◆ Stated task ◆
Below are the records. Gather each line that holds "using".

◆ Data records ◆
=====

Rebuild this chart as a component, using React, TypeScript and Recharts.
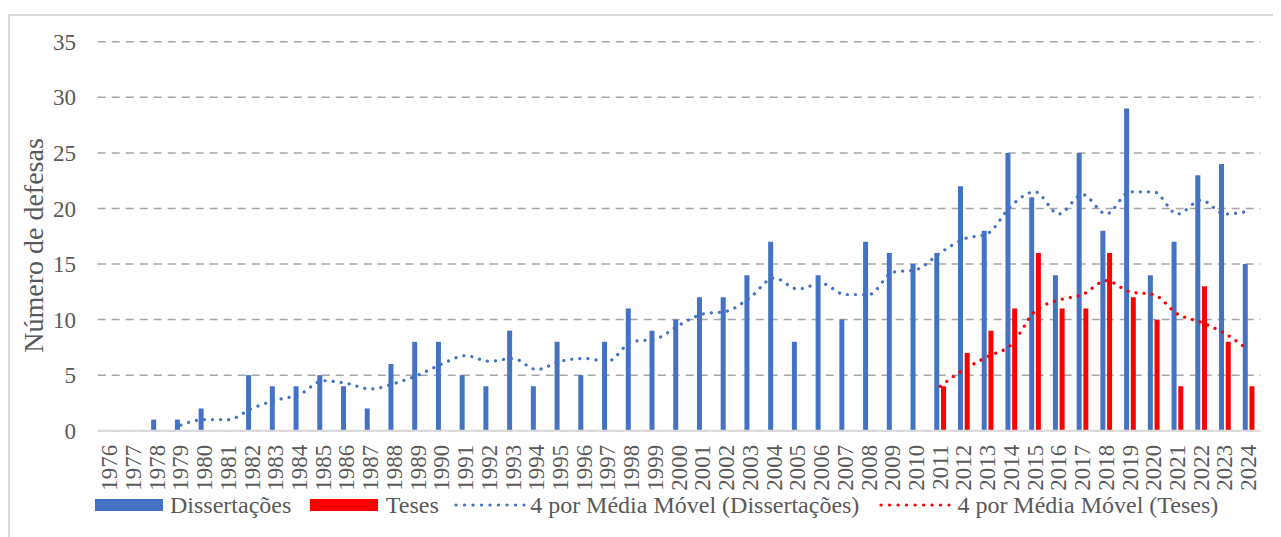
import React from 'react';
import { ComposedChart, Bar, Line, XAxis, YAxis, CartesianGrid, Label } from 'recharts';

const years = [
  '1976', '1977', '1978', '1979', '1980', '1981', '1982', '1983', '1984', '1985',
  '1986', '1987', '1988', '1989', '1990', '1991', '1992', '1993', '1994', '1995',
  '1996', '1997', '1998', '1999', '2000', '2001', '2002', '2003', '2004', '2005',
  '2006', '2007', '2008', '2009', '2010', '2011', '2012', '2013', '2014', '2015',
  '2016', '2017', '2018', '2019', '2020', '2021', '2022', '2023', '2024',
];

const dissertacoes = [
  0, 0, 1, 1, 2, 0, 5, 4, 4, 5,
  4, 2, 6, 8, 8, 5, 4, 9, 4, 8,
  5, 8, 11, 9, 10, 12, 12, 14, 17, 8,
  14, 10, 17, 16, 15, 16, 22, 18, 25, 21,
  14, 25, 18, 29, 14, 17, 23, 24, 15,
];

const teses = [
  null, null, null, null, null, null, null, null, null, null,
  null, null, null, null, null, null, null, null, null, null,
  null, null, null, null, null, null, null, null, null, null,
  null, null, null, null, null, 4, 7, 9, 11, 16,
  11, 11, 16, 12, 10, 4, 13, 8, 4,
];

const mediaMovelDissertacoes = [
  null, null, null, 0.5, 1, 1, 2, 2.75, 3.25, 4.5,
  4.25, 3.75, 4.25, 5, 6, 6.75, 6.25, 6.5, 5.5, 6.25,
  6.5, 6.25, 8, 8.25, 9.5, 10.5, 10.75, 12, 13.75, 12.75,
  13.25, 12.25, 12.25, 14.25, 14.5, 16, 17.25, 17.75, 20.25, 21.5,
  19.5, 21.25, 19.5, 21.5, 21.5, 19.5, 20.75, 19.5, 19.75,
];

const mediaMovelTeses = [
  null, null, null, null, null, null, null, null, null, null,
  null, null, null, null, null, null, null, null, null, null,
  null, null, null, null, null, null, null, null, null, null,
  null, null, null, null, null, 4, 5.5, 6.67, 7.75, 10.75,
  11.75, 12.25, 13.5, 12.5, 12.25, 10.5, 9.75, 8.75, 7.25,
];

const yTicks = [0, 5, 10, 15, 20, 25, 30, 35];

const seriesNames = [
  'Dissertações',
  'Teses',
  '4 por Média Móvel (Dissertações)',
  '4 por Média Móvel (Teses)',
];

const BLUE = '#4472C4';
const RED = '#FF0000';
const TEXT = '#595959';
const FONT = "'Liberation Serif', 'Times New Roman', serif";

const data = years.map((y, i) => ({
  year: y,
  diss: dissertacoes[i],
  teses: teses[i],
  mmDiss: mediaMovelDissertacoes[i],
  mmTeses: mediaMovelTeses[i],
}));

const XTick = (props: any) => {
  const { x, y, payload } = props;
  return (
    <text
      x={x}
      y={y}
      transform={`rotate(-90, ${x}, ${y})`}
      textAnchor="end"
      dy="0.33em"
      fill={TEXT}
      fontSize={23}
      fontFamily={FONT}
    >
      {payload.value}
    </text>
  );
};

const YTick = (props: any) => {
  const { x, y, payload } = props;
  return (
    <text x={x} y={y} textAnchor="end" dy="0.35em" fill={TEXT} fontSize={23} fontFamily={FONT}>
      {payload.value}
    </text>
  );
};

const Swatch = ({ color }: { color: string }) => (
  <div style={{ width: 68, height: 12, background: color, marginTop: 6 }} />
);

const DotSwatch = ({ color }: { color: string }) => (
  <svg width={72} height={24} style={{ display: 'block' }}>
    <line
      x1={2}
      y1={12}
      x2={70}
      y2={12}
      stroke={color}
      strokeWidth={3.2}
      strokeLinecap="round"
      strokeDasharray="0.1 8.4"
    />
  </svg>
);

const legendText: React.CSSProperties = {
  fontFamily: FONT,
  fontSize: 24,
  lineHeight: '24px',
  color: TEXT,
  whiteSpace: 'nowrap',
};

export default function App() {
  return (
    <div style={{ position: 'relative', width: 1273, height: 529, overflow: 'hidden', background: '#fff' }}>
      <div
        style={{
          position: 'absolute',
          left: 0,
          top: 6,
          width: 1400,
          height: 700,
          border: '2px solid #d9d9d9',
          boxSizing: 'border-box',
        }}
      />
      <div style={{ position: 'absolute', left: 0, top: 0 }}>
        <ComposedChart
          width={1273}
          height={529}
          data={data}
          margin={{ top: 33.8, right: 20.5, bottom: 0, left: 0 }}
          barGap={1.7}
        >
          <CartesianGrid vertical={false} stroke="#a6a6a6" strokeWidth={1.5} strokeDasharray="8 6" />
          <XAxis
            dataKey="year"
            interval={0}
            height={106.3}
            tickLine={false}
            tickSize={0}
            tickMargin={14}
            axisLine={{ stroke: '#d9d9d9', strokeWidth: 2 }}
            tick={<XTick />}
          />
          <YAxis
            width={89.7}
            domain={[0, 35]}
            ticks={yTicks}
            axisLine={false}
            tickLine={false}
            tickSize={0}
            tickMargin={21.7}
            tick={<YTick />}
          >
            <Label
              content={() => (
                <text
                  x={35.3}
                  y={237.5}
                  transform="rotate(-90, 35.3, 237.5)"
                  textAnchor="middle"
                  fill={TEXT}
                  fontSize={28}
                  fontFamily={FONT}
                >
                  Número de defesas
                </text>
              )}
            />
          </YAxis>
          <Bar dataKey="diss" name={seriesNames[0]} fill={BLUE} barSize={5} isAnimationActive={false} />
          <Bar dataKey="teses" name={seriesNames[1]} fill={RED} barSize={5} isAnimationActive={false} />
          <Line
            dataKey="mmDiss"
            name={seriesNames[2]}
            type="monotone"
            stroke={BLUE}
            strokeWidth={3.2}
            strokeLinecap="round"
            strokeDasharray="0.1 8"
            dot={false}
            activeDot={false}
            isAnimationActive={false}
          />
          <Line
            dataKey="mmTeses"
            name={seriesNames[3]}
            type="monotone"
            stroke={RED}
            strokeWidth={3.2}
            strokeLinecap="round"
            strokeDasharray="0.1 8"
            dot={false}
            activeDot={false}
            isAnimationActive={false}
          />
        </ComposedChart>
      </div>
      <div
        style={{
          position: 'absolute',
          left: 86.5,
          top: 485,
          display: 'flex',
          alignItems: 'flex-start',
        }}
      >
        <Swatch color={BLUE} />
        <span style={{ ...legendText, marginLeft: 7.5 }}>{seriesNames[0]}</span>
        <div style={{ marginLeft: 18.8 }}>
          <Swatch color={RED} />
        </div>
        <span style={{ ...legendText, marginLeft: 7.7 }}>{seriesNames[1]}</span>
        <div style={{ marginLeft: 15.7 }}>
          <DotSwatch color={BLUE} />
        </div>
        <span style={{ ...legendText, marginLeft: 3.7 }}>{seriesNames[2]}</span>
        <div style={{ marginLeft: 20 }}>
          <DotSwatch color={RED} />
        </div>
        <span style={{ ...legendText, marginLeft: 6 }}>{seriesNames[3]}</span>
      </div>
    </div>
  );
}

=====

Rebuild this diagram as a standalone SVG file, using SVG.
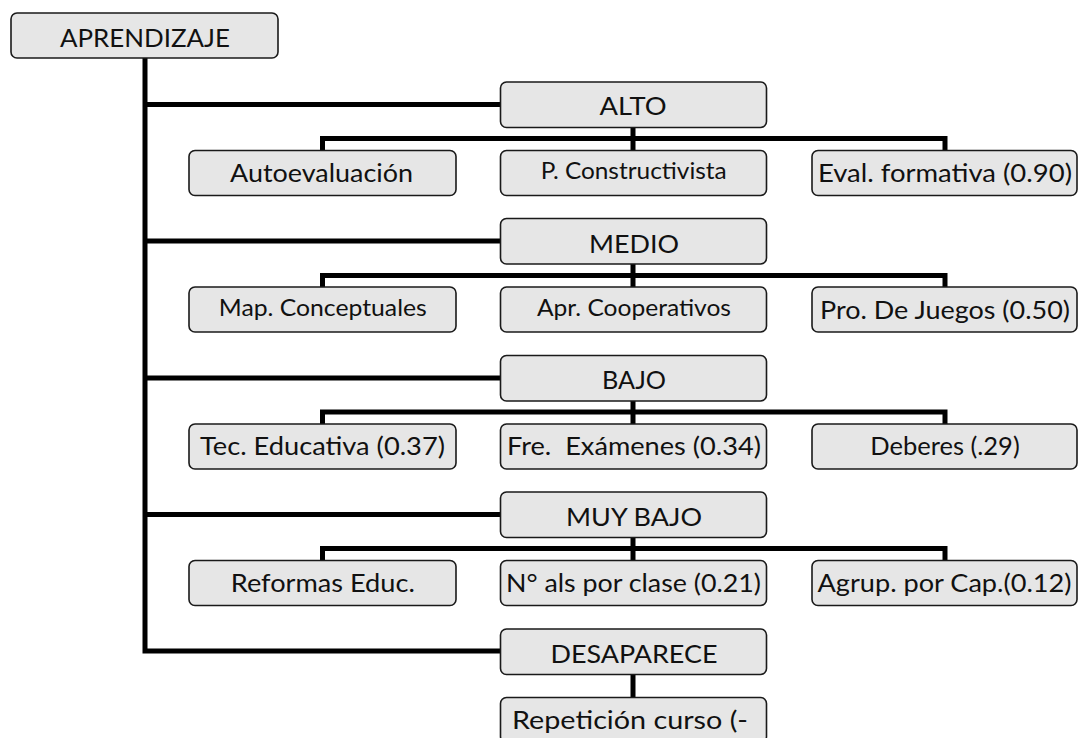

=====

◆ Response to the task ◆
Rebuild this chart as a component, using React, TypeScript and Recharts.
Rebuild this diagram as a standalone SVG file, using SVG.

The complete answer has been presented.